Supplied material:
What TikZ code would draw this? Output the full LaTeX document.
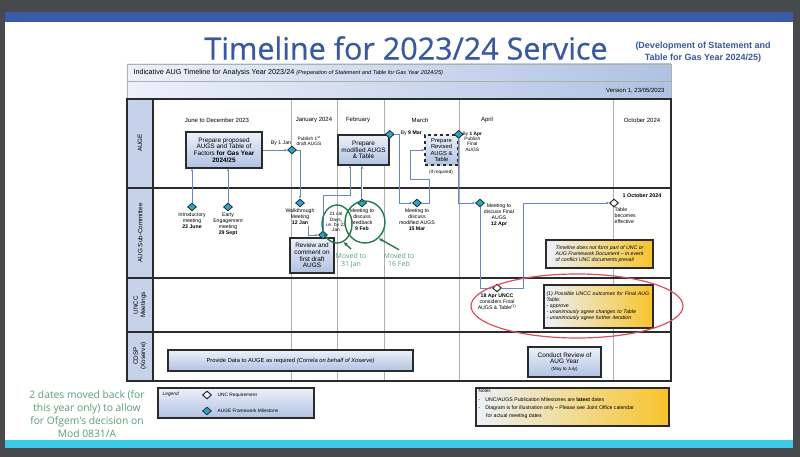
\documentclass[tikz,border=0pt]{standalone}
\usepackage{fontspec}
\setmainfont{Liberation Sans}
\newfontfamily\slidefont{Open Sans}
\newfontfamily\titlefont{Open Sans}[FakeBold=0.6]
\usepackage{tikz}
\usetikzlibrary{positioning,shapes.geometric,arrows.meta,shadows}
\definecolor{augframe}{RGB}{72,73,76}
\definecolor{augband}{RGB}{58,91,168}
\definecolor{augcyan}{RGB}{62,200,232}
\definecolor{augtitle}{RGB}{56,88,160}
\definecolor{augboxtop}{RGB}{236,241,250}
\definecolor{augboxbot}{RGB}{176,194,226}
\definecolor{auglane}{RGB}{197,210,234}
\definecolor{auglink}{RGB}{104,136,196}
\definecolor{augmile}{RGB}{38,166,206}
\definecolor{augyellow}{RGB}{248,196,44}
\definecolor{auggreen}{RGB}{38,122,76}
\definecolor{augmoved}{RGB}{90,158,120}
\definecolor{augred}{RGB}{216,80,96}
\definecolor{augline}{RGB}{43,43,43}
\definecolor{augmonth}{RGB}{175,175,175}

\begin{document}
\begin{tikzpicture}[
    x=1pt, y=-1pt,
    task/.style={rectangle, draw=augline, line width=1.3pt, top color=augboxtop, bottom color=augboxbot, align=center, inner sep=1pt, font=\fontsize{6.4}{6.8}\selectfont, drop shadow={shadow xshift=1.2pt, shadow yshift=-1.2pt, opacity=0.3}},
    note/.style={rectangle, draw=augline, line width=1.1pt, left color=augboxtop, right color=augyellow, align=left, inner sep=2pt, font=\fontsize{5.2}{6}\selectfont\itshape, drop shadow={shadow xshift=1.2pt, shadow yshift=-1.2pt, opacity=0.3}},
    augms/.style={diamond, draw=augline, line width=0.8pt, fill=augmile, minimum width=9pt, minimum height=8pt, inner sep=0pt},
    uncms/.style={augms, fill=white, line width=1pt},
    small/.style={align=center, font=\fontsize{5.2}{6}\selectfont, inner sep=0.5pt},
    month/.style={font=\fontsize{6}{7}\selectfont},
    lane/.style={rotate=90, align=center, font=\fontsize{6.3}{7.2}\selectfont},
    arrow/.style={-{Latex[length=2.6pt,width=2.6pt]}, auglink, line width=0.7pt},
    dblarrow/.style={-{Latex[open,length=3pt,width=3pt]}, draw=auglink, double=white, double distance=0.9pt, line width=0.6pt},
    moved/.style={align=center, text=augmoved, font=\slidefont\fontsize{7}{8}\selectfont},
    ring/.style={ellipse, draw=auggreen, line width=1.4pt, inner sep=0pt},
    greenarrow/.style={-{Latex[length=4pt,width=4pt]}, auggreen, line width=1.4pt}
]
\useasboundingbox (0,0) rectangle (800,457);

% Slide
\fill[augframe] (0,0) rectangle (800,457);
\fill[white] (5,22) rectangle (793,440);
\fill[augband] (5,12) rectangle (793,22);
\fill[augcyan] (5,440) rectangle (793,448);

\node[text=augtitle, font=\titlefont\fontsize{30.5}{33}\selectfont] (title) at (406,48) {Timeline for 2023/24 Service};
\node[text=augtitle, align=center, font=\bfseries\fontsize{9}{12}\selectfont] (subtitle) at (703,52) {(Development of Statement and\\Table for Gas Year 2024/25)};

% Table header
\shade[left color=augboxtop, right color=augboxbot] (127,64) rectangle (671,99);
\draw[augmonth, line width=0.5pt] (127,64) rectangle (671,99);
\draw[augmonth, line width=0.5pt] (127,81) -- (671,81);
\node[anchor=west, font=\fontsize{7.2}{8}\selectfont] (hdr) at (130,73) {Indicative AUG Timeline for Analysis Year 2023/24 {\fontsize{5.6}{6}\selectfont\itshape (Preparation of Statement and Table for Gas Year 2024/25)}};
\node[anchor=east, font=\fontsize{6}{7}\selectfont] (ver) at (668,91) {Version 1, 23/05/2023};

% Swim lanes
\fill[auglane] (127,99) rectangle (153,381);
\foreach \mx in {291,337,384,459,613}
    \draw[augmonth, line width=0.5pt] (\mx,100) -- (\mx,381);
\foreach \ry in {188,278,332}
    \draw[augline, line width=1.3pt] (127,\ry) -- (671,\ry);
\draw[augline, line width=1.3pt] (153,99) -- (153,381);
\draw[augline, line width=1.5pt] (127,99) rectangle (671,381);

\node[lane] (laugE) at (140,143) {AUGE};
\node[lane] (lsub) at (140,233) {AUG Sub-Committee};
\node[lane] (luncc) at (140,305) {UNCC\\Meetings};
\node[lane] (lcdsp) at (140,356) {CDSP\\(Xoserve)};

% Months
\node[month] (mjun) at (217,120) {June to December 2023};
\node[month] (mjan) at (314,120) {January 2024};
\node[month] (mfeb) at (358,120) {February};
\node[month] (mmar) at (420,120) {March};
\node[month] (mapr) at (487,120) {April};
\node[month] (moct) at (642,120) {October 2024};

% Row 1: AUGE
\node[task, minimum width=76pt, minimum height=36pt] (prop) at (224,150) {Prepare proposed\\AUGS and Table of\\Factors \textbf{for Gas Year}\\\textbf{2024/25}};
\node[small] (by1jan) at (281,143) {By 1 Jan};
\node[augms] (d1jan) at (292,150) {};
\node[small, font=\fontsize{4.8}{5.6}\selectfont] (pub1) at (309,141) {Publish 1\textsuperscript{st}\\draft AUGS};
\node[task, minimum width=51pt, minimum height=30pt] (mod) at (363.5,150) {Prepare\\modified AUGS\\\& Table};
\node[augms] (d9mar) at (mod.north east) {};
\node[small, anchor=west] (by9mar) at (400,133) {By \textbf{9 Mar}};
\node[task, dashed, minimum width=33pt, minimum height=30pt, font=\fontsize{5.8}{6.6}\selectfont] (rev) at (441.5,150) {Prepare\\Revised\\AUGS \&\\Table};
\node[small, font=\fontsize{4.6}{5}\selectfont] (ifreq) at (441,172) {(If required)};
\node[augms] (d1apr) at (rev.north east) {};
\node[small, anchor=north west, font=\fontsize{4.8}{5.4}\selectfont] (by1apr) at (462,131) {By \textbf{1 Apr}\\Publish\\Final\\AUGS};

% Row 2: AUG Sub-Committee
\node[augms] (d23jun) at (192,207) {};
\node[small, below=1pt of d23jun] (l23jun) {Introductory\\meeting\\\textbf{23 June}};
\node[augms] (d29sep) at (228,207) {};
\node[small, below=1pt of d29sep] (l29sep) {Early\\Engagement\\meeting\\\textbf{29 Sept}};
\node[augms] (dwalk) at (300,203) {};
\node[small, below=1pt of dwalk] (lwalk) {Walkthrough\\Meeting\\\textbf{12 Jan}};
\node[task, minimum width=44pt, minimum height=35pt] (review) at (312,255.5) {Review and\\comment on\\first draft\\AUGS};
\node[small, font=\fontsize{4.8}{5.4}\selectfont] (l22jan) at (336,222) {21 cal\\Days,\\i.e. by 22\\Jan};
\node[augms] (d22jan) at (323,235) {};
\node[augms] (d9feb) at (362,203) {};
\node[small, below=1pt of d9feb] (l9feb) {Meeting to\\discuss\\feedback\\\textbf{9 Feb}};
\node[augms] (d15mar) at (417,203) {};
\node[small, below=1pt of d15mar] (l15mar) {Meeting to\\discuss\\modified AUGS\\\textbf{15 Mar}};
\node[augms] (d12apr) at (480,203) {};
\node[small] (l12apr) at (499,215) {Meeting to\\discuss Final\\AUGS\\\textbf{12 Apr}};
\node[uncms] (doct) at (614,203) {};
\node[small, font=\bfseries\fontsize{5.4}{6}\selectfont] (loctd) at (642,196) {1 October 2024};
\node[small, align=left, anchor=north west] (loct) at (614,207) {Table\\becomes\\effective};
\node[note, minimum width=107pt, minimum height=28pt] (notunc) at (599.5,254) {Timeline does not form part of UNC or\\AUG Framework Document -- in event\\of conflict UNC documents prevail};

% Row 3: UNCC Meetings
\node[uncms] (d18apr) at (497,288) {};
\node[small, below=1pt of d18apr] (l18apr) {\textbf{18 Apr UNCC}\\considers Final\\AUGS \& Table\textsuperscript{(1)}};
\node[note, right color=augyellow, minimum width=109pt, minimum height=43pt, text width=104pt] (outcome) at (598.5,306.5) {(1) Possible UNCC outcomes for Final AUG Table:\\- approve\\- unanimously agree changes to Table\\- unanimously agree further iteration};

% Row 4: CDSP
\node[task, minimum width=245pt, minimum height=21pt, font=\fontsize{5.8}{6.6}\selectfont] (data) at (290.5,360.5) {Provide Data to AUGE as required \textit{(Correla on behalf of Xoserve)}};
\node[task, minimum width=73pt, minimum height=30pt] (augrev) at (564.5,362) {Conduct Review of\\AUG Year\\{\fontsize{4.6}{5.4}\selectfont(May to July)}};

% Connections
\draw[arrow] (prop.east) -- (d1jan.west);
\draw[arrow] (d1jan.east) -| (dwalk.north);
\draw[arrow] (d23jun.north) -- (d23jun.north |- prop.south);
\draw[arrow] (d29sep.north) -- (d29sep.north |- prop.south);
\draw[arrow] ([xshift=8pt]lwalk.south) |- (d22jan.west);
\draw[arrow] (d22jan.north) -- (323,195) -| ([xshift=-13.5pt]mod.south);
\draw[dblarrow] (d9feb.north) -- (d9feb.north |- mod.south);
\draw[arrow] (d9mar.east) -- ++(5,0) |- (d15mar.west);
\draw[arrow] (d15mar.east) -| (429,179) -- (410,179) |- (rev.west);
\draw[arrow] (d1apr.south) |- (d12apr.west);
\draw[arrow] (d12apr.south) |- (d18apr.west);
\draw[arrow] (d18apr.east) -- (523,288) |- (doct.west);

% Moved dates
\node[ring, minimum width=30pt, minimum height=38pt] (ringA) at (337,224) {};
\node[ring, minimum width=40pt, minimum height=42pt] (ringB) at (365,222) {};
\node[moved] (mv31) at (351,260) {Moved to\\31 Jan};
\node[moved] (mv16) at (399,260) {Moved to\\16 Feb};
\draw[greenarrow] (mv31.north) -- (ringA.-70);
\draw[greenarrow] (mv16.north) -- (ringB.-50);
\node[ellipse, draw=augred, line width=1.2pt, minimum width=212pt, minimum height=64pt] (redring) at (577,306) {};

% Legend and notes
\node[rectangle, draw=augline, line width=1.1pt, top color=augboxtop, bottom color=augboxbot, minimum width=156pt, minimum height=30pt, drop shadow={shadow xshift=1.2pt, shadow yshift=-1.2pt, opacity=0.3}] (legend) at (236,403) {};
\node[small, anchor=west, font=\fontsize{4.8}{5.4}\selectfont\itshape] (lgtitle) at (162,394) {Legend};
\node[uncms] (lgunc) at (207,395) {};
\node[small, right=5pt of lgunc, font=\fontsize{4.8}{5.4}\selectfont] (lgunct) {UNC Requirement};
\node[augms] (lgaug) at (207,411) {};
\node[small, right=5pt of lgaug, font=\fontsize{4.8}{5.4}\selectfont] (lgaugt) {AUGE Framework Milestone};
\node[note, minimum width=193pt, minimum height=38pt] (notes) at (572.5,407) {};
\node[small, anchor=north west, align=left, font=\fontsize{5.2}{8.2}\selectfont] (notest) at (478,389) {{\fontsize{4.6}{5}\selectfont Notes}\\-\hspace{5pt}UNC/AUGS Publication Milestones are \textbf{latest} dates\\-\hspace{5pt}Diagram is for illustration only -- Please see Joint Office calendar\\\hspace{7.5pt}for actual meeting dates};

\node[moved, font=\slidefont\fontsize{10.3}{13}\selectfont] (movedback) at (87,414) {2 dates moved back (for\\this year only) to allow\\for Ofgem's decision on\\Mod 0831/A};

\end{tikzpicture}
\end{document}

Problem statement: Output nothing but the number of lines in the data containing the string "this".

Response below: 2